Es improbable que Evo Morales hubiera alcanzado tan buenos resultados en uno o dos períodos presidenciales. Esa es la paradoja a la que se enfrentan los liderazgos que se atreven a desafiar al statu quo obligándose en el proceso a poner en riesgo los principios fundamentales del sistema democrático que dicen defender. Y entonces sobrevienen las sospechas, los reclamos, las voces que exigen garantías para que existan contrapesos políticos y oportunidades para que todos los sectores tengan la posibilidad de acceder a los cargos de elección popular.
Esta aparente necesidad de que una sola persona se encargue de dirigir las reformas que necesita un país pobre -lo cual, como sabemos, puede ser una tarea de décadas- habla muy mal de la izquierda latinoamericana, de su incapacidad para consolidar movimientos políticos robustos y liderazgos colectivos basados en ideas y no en personalidades individuales.

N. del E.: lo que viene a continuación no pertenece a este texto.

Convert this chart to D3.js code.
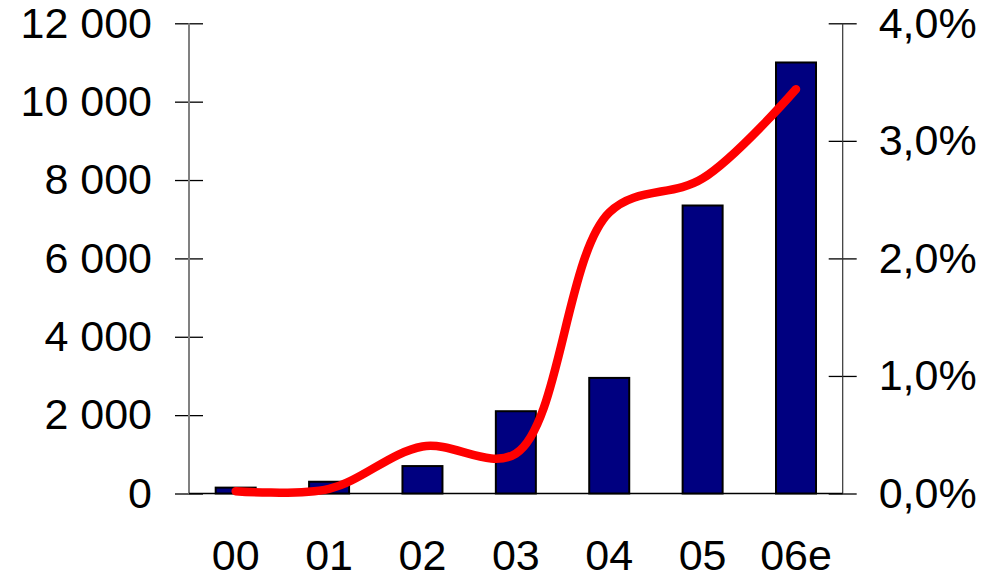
<!DOCTYPE html>
<html>
<head>
<meta charset="utf-8">
<script src="https://cdn.jsdelivr.net/npm/d3@7"></script>
<style>
  html, body { margin: 0; padding: 0; background: #ffffff; }
  svg { display: block; }
  text { font-family: "Liberation Sans", Arial, sans-serif; fill: #000; }
</style>
</head>
<body>
<svg id="chart" width="1001" height="577"></svg>
<script>
// Years (06e = estimate)
const categories = ["00", "01", "02", "03", "04", "05", "06e"];
// Bar series, left axis
const barValues = [150, 300, 700, 2100, 2950, 7350, 11000];
// Line series, right axis (percent)
const lineValues = [0.02, 0.04, 0.40, 0.34, 2.39, 2.68, 3.44];
// Axis ticks
const leftTicks = [0, 2000, 4000, 6000, 8000, 10000, 12000];
const rightTicks = [0, 1, 2, 3, 4];

const svg = d3.select("#chart");
const plotLeft = 189, plotRight = 842.7, plotTop = 23.3, plotBottom = 493.5;
const tick = 14;

const x = d3.scaleBand()
  .domain(categories)
  .range([plotLeft, plotRight])
  .paddingInner(0.571)
  .paddingOuter(0.2855);

const yL = d3.scaleLinear().domain([0, 12000]).range([plotBottom, plotTop]);
const yR = d3.scaleLinear().domain([0, 4]).range([plotBottom, plotTop]);

const fmtThousands = v => d3.format(",")(v).replace(/,/g, " ");
const fmtPct = v => d3.format(".1f")(v).replace(".", ",") + "%";

// Left axis
const gL = svg.append("g").attr("transform", `translate(${plotLeft},0)`)
  .call(d3.axisLeft(yL).tickValues(leftTicks).tickFormat(fmtThousands).tickSize(tick).tickPadding(23));
gL.select(".domain").remove();
gL.selectAll(".tick line").attr("x1", tick).attr("stroke", "#000").attr("stroke-width", 1.3);
gL.selectAll(".tick text").attr("font-size", 43).attr("font-family", "Liberation Sans, Arial, sans-serif").attr("fill", "#000");
svg.append("line").attr("x1", plotLeft).attr("x2", plotLeft).attr("y1", yL(12000)).attr("y2", yL(0))
  .attr("stroke", "#808080").attr("stroke-width", 2);

// Right axis
const gR = svg.append("g").attr("transform", `translate(${plotRight},0)`)
  .call(d3.axisRight(yR).tickValues(rightTicks).tickFormat(fmtPct).tickSize(tick).tickPadding(22));
gR.select(".domain").remove();
gR.selectAll(".tick line").attr("x1", -tick).attr("stroke", "#000").attr("stroke-width", 1.3);
gR.selectAll(".tick text").attr("font-size", 43).attr("font-family", "Liberation Sans, Arial, sans-serif").attr("fill", "#000");
svg.append("line").attr("x1", plotRight).attr("x2", plotRight).attr("y1", yR(4)).attr("y2", yR(0))
  .attr("stroke", "#333").attr("stroke-width", 1.2);

// Baseline
svg.append("line").attr("x1", plotLeft).attr("x2", plotRight).attr("y1", yL(0)).attr("y2", yL(0))
  .attr("stroke", "#000").attr("stroke-width", 1.5);

// Category labels
const gX = svg.append("g").attr("transform", `translate(0,${plotBottom})`)
  .call(d3.axisBottom(x).tickSize(0).tickPadding(46));
gX.select(".domain").remove();
gX.selectAll(".tick text").attr("font-size", 43).attr("font-family", "Liberation Sans, Arial, sans-serif").attr("fill", "#000");

// Bars
const barW = 40;
svg.append("g").selectAll("rect").data(categories).join("rect")
  .attr("x", d => x(d) + x.bandwidth() / 2 - barW / 2)
  .attr("width", barW)
  .attr("y", (d, i) => yL(barValues[i]))
  .attr("height", (d, i) => yL(0) - yL(barValues[i]))
  .attr("fill", "#000080")
  .attr("stroke", "#000")
  .attr("stroke-width", 2);

// Smoothed share line
const line = d3.line()
  .x((d, i) => x(categories[i]) + x.bandwidth() / 2)
  .y(d => yR(d))
  .curve(d3.curveCatmullRom.alpha(0.5));
svg.append("path").datum(lineValues)
  .attr("d", line)
  .attr("fill", "none")
  .attr("stroke", "#ff0000")
  .attr("stroke-width", 8.5)
  .attr("stroke-linecap", "round")
  .attr("stroke-linejoin", "round");
</script>
</body>
</html>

La “sugerencia” del comandante del Ejército boliviano al presidente en ejercicio para que abandonase el poder fue el acto final de un golpe de estado fraguado, en buena parte, en la desconfianza que suscita la posibilidad de que Morales permaneciera indefinidamente en el cargo, un lunar que puede causar que su legado se dilapide en manos de una oposición que regresa al Palacio Quemado dispuesta a destruirlo todo con una Biblia en la mano.